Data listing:
=-=-=

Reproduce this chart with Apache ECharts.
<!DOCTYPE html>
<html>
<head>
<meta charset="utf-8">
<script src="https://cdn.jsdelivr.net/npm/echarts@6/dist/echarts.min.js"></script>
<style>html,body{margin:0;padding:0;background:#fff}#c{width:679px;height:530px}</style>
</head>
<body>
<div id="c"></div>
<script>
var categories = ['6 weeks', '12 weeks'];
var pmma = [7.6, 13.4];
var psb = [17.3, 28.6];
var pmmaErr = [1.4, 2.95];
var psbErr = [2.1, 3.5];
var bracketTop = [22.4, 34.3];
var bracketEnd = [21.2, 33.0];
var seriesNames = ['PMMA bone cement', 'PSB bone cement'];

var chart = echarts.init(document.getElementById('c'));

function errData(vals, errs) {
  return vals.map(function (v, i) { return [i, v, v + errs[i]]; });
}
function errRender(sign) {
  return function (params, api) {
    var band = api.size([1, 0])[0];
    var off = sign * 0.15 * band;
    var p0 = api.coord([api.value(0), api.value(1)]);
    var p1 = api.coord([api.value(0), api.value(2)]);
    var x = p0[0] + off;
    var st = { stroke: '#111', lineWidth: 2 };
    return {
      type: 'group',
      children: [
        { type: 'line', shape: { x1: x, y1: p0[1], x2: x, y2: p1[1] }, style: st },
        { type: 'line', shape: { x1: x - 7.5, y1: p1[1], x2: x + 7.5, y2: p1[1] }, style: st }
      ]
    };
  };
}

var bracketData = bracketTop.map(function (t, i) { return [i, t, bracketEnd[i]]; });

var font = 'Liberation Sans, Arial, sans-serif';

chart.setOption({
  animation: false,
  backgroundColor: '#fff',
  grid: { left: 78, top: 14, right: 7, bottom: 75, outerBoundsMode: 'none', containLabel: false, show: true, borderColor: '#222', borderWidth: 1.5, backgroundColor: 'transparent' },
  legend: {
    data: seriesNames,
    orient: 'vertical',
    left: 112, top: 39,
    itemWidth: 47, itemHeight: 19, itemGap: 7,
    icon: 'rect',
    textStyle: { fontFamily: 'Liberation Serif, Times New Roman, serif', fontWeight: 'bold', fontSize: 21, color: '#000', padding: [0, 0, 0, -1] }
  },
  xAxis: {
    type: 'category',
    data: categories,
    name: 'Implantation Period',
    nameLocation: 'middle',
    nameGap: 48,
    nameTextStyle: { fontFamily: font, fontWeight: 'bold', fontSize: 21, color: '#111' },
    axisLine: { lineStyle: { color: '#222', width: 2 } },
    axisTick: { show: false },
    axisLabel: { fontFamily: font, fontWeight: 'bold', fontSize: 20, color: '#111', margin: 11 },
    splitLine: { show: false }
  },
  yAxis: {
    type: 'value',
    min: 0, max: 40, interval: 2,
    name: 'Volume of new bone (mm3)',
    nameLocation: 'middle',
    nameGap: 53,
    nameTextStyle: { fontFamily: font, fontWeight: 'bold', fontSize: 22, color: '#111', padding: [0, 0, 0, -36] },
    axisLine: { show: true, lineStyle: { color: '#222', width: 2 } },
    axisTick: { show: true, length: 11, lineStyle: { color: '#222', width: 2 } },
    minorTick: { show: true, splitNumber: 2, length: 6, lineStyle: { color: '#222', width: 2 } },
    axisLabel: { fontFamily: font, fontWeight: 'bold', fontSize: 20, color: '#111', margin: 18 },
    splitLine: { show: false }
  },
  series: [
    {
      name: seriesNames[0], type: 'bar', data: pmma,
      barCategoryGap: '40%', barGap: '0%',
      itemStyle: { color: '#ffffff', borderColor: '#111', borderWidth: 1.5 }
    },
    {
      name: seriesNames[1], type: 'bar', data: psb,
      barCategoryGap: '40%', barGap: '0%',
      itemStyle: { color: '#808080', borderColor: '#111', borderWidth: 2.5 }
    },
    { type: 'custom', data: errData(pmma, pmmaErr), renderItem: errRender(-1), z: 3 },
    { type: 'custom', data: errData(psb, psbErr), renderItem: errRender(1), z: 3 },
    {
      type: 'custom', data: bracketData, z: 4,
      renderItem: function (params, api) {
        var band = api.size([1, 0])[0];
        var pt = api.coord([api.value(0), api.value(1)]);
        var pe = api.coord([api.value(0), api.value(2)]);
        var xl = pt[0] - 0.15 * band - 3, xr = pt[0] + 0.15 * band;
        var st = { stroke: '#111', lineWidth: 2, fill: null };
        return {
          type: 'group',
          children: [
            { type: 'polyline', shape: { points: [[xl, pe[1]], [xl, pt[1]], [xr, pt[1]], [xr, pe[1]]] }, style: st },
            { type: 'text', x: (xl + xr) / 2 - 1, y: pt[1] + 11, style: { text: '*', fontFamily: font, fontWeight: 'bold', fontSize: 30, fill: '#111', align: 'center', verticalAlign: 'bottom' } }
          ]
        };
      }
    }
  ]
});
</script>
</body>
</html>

=-=-=

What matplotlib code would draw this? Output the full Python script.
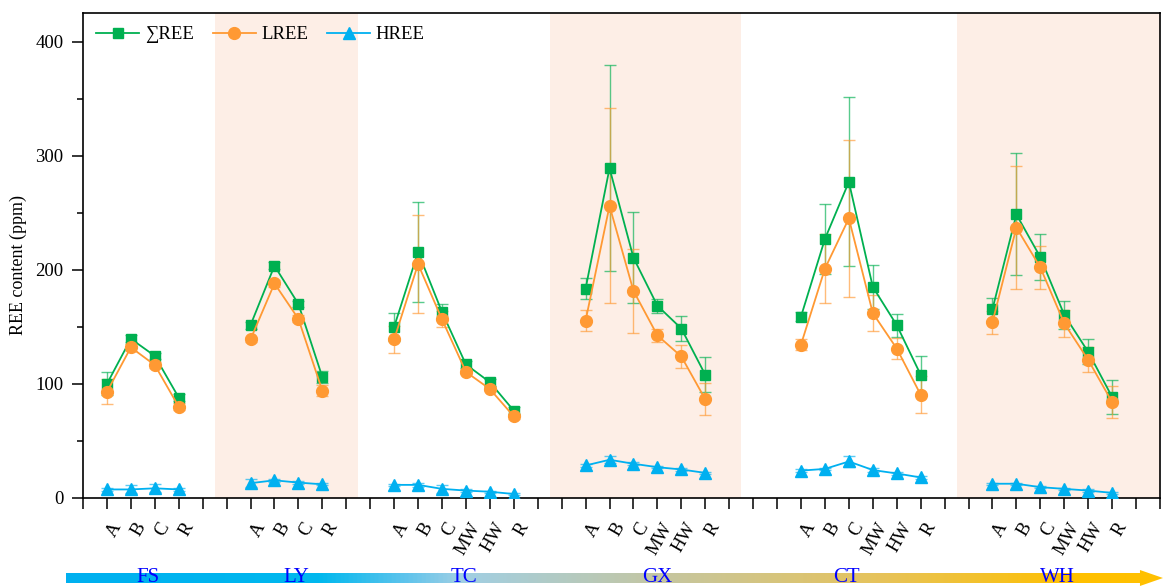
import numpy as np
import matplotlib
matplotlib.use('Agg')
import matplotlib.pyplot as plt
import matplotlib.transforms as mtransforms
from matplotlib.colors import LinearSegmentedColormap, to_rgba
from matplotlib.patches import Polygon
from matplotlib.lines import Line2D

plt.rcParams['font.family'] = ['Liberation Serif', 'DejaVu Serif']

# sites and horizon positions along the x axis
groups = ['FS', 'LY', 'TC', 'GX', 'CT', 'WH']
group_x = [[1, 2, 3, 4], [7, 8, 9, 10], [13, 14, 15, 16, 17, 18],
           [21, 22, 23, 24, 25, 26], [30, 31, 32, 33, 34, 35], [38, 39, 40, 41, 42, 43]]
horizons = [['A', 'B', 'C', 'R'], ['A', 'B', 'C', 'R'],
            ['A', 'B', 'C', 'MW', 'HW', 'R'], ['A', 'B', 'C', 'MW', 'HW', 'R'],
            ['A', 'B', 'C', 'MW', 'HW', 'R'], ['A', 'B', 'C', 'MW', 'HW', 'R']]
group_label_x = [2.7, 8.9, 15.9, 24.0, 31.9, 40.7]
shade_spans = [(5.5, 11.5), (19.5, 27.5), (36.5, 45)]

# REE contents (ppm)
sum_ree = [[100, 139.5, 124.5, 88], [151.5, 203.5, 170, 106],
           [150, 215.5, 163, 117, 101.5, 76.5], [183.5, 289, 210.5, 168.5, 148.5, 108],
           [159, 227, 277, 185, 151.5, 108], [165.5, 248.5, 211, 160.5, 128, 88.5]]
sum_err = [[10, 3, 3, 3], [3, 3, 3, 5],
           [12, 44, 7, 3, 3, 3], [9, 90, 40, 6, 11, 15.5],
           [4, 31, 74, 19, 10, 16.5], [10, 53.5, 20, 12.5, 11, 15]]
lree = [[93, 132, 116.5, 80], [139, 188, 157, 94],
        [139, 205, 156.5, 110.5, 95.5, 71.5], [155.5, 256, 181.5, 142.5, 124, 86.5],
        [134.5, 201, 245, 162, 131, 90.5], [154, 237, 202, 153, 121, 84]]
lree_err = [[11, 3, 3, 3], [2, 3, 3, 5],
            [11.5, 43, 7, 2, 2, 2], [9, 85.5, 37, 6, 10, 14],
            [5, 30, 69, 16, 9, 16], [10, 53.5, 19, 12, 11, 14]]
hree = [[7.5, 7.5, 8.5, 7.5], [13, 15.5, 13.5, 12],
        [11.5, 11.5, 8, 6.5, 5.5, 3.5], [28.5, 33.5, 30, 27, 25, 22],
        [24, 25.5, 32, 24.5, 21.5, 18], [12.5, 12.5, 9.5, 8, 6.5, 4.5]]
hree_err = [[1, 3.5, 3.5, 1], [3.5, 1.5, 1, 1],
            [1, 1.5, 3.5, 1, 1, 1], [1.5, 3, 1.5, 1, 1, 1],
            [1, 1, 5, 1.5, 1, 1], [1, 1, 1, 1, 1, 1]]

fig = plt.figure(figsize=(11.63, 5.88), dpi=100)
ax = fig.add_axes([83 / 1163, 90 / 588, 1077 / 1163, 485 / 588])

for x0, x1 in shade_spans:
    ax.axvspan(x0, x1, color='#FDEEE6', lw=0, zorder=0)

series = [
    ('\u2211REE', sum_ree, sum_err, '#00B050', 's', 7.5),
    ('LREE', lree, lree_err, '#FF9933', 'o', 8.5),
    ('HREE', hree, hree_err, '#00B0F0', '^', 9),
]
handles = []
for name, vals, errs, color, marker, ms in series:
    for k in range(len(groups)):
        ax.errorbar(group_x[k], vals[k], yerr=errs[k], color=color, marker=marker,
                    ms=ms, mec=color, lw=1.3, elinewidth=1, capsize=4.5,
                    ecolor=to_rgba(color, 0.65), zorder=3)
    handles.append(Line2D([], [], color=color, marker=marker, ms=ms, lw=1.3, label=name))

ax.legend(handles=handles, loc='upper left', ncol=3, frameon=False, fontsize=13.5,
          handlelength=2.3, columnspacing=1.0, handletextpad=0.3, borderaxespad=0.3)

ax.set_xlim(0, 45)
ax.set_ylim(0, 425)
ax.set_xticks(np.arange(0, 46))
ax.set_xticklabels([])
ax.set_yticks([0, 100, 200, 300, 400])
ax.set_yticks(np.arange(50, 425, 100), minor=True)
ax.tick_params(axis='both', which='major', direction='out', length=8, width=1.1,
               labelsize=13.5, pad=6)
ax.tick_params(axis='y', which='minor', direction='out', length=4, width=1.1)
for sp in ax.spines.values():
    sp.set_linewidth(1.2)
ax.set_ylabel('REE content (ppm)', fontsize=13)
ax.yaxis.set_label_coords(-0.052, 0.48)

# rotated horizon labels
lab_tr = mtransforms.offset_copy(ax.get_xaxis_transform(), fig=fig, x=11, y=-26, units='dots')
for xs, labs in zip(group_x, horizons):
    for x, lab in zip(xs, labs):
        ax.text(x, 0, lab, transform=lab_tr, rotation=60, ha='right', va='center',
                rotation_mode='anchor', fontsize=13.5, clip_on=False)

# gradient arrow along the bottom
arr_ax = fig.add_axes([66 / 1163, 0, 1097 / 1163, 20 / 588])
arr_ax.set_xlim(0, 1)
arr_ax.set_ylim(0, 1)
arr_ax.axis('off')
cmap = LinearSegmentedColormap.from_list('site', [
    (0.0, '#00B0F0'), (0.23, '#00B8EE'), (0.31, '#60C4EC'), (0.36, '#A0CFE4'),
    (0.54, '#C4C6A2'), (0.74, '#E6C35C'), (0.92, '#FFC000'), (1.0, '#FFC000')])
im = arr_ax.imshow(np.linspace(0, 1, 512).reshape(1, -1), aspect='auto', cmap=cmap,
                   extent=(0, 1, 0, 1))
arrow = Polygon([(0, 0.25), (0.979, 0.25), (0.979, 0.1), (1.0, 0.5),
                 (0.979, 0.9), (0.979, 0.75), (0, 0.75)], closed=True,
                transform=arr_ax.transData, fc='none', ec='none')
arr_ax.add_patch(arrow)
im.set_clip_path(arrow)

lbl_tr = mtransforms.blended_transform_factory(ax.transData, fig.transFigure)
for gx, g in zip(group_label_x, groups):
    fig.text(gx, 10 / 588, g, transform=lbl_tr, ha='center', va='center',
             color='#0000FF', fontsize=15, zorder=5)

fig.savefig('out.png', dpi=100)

=-=-=

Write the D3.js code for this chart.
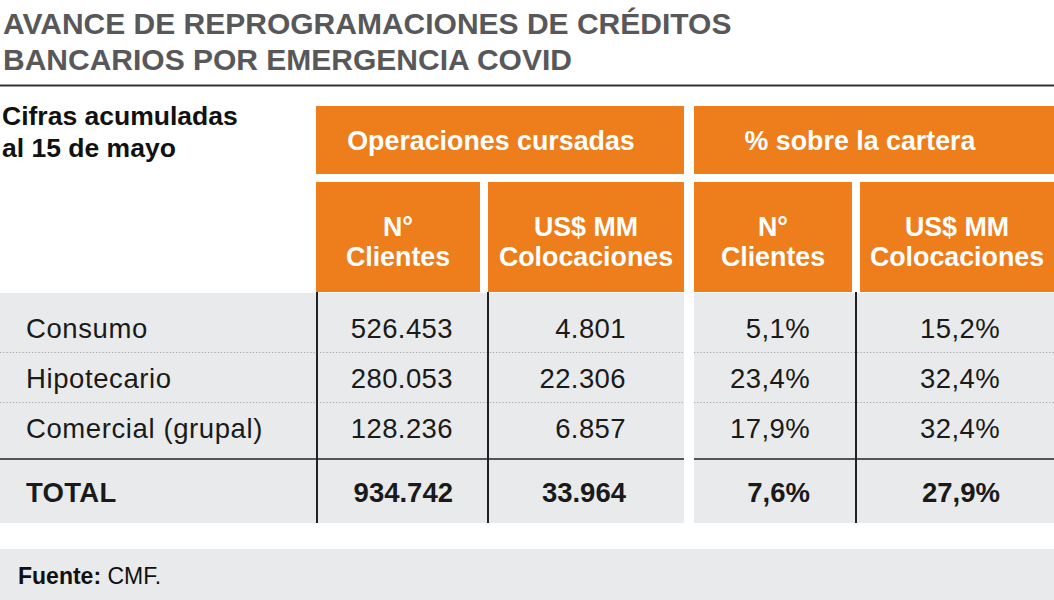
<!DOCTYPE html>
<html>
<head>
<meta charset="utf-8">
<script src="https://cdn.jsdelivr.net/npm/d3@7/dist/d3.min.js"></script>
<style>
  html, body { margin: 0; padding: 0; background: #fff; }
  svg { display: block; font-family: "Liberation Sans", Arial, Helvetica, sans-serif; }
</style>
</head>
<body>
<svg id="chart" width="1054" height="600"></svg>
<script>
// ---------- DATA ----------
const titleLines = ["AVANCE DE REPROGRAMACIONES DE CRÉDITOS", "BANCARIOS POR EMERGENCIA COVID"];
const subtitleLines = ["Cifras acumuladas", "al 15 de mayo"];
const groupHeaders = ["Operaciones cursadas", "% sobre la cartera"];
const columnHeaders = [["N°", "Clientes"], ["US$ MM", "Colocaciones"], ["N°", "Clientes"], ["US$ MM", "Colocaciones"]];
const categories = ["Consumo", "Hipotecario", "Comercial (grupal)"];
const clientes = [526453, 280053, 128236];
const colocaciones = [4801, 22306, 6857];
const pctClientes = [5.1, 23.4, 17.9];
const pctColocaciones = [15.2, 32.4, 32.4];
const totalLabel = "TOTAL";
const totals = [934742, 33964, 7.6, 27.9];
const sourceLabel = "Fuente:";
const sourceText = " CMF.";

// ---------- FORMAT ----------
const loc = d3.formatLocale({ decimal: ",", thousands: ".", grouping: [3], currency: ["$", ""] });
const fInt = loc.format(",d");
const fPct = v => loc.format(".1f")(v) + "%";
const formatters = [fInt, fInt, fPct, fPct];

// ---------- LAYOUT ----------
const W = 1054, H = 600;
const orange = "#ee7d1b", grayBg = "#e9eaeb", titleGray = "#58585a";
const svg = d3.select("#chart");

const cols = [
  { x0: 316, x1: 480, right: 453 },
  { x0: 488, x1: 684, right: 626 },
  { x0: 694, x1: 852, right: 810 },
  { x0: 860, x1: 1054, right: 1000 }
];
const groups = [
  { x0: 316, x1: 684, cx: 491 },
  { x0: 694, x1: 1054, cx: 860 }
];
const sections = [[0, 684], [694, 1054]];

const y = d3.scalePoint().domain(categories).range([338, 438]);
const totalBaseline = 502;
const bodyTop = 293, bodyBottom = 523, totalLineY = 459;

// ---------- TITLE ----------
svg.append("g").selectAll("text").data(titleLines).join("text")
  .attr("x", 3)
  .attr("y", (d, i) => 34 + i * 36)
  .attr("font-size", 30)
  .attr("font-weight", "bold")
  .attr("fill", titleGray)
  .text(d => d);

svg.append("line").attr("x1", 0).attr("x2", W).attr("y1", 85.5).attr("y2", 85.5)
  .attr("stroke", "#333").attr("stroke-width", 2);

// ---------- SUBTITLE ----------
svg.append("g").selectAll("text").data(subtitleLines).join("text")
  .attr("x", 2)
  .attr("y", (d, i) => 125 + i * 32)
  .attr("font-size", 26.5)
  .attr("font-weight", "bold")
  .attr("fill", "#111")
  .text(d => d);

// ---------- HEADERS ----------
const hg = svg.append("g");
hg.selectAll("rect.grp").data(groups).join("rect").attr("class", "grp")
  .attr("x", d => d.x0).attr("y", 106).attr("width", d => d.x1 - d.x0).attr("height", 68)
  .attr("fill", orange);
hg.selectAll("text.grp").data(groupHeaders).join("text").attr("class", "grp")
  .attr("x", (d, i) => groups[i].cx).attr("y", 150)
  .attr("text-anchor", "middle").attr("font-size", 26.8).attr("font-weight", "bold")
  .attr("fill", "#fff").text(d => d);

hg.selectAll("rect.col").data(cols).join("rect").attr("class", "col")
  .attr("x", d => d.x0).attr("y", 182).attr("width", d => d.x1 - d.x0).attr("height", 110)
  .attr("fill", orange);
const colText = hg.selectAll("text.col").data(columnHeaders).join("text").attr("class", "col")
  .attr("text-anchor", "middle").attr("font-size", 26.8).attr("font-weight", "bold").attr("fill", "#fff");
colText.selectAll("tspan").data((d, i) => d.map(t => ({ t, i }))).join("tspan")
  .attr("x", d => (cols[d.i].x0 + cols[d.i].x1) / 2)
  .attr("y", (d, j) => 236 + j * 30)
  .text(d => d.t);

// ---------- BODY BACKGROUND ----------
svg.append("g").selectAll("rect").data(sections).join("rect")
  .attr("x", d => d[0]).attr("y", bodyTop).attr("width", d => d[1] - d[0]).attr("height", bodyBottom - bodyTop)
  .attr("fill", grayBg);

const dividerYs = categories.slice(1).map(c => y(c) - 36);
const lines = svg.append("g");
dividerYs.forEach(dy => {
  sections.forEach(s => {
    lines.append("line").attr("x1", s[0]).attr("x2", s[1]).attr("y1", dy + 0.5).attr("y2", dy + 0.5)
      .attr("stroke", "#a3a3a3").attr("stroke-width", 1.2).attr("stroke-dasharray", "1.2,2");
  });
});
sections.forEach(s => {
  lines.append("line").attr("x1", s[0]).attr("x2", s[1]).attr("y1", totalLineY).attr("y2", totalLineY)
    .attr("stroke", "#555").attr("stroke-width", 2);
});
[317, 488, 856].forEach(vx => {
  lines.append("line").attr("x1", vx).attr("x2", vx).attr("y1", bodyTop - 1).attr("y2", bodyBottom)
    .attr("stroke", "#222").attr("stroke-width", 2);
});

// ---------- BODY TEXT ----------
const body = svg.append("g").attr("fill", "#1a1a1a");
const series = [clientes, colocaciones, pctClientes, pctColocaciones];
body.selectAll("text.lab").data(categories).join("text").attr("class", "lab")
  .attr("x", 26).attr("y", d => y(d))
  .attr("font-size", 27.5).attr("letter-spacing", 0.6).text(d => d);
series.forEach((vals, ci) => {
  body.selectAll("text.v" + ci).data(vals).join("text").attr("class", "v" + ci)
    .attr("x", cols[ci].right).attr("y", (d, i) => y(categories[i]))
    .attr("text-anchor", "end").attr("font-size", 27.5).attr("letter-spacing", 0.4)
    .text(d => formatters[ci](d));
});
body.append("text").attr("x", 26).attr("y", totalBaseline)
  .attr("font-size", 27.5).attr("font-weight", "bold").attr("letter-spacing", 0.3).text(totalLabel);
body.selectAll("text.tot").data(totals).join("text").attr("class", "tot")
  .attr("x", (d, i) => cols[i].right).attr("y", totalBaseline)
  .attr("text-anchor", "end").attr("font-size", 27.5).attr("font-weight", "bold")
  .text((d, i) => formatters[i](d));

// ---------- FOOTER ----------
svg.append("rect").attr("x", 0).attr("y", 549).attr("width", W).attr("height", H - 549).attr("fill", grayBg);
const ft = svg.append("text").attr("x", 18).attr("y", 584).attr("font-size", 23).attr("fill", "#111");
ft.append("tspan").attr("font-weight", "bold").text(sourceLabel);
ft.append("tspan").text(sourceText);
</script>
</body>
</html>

=-=-=

## Task prompt:
Write down exactly the span of lines above from the one containing "Reproduce this chart with Apache ECharts." to the one containing "var bracketData = bracketTop.map(function", both ends included.

## Full output:
Reproduce this chart with Apache ECharts.
<!DOCTYPE html>
<html>
<head>
<meta charset="utf-8">
<script src="https://cdn.jsdelivr.net/npm/echarts@6/dist/echarts.min.js"></script>
<style>html,body{margin:0;padding:0;background:#fff}#c{width:679px;height:530px}</style>
</head>
<body>
<div id="c"></div>
<script>
var categories = ['6 weeks', '12 weeks'];
var pmma = [7.6, 13.4];
var psb = [17.3, 28.6];
var pmmaErr = [1.4, 2.95];
var psbErr = [2.1, 3.5];
var bracketTop = [22.4, 34.3];
var bracketEnd = [21.2, 33.0];
var seriesNames = ['PMMA bone cement', 'PSB bone cement'];

var chart = echarts.init(document.getElementById('c'));

function errData(vals, errs) {
  return vals.map(function (v, i) { return [i, v, v + errs[i]]; });
}
function errRender(sign) {
  return function (params, api) {
    var band = api.size([1, 0])[0];
    var off = sign * 0.15 * band;
    var p0 = api.coord([api.value(0), api.value(1)]);
    var p1 = api.coord([api.value(0), api.value(2)]);
    var x = p0[0] + off;
    var st = { stroke: '#111', lineWidth: 2 };
    return {
      type: 'group',
      children: [
        { type: 'line', shape: { x1: x, y1: p0[1], x2: x, y2: p1[1] }, style: st },
        { type: 'line', shape: { x1: x - 7.5, y1: p1[1], x2: x + 7.5, y2: p1[1] }, style: st }
      ]
    };
  };
}

var bracketData = bracketTop.map(function (t, i) { return [i, t, bracketEnd[i]]; });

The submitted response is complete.